Let's learn lessons from the rally of 2007 and the following crash of 2008. Markets were rising by a few hundred points almost daily. Everyday a new set of stocks was hitting 20% upper circuits. Debt at that time was offering a mere 8-9% which was too low by equity standards. In the pursuit of high returns broke bunnies put all their savings into equity investments only to be severely punished in the following crash. It was even more frustrating that there was no liquidity available to buy into the correction. It would have been, in retrospect, prudent to park money in debt and go bargain hunting in 2008.
Equity investments are about opportunity and opportunities do not coming knocking every day. There are periods that offer great value deals, there are periods that require sitting on the fence and taking no action, and there are periods which require you to sell as valuations go into bubble territory. This means that all stocks are not right to buy at all times.

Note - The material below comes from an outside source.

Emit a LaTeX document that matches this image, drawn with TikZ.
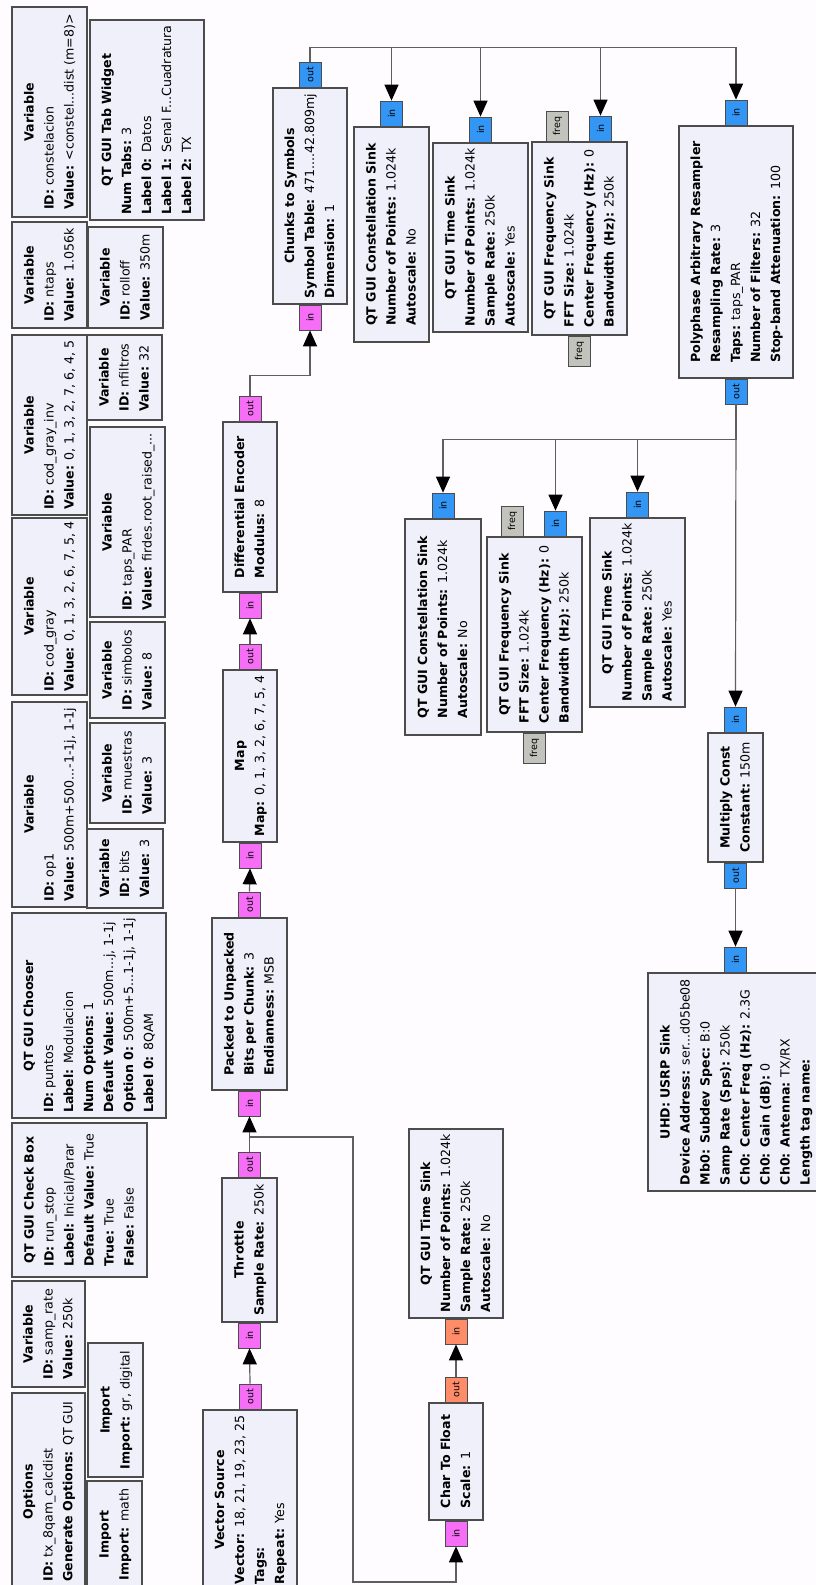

The pursuit of high returns at all times is a fallacy. It will probably lead to bad investment decisions and the purchase of overpriced assets. When valuations are unattractive it is a good idea to keep your investments temporarily in low yield debt investments till you find a great equity investment and a good price. If you buy right, the returns from a good investment will more than compensate you for the low returns earned while parking money in debt.
For the cynics who missed the whole rally, the best way to participate further is by going in for stock specific picks that offer value or take the SIP route. Bargain hunting is as tough as it gets and it will be nice to hire a good portfolio manager who is not averse to keeping cash (liquid debt investments) till valuations look attractive again. In times when bargains are available, cash will be your best friend. So do keep some by your side and you can be a gold hunter too.
1 .The Cynics - These guys had resources to invest and take advantage of cheap valuations. They however believed that the market could see further downside and there was no recovery in a long long time. They probably had lost money already with existing investments and were unwilling to commit more.
2.The broke bunnies - These were investors who lost a great deal of their wealth in the stock correction, had no cash in hand or other assets that they could liquidate to buy stocks at the huge discounts they were available at.
3. The gold hunters - They were people with the cash and recognized deep value in the markets. They jumped in to take advantage of falling prices. The great Indian stock sale was too good to be true and our hunters lapped up quality companies available at great discounts.
While not much can be done about the cynics, you could avoid being a broke bunny. All you need to do is to ensure that you keep some part of your assets allocated in liquid /debt based investments. A plain mechanical asset allocation plan will help. For example if you have a 50:50 plan, which means a 50% equity and 50% debt allocation, every half year you could review your allocation and re-balance your portfolio. Since emotional reactions to market movements are not involved, you will take the rational decision of selling when markets are rising and buying when markets are correcting.
Let's learn lessons from the rally of 2007 and the following crash of 2008. Markets were rising by a few hundred points almost daily. Everyday a new set of stocks was hitting 20% upper circuits. Debt at that time was offering a mere 8-9% which was too low by equity standards. In the pursuit of high returns broke bunnies put all their savings into equity investments only to be severely punished in the following crash. It was even more frustrating that there was no liquidity available to buy into the correction. It would have been, in retrospect, prudent to park money in debt and go bargain hunting in 2008.
Equity investments are about opportunity and opportunities do not coming knocking every day. There are periods that offer great value deals, there are periods that require sitting on the fence and taking no action, and there are periods which require you to sell as valuations go into bubble territory. This means that all stocks are not right to buy at all times.
The pursuit of high returns at all times is a fallacy. It will probably lead to bad investment decisions and the purchase of overpriced assets. When valuations are unattractive it is a good idea to keep your investments temporarily in low yield debt investments till you find a great equity investment and a good price. If you buy right, the returns from a good investment will more than compensate you for the low returns earned while parking money in debt.
For the cynics who missed the whole rally, the best way to participate further is by going in for stock specific picks that offer value or take the SIP route. Bargain hunting is as tough as it gets and it will be nice to hire a good portfolio manager who is not averse to keeping cash (liquid debt investments) till valuations look attractive again. In times when bargains are available, cash will be your best friend. So do keep some by your side and you can be a gold hunter too.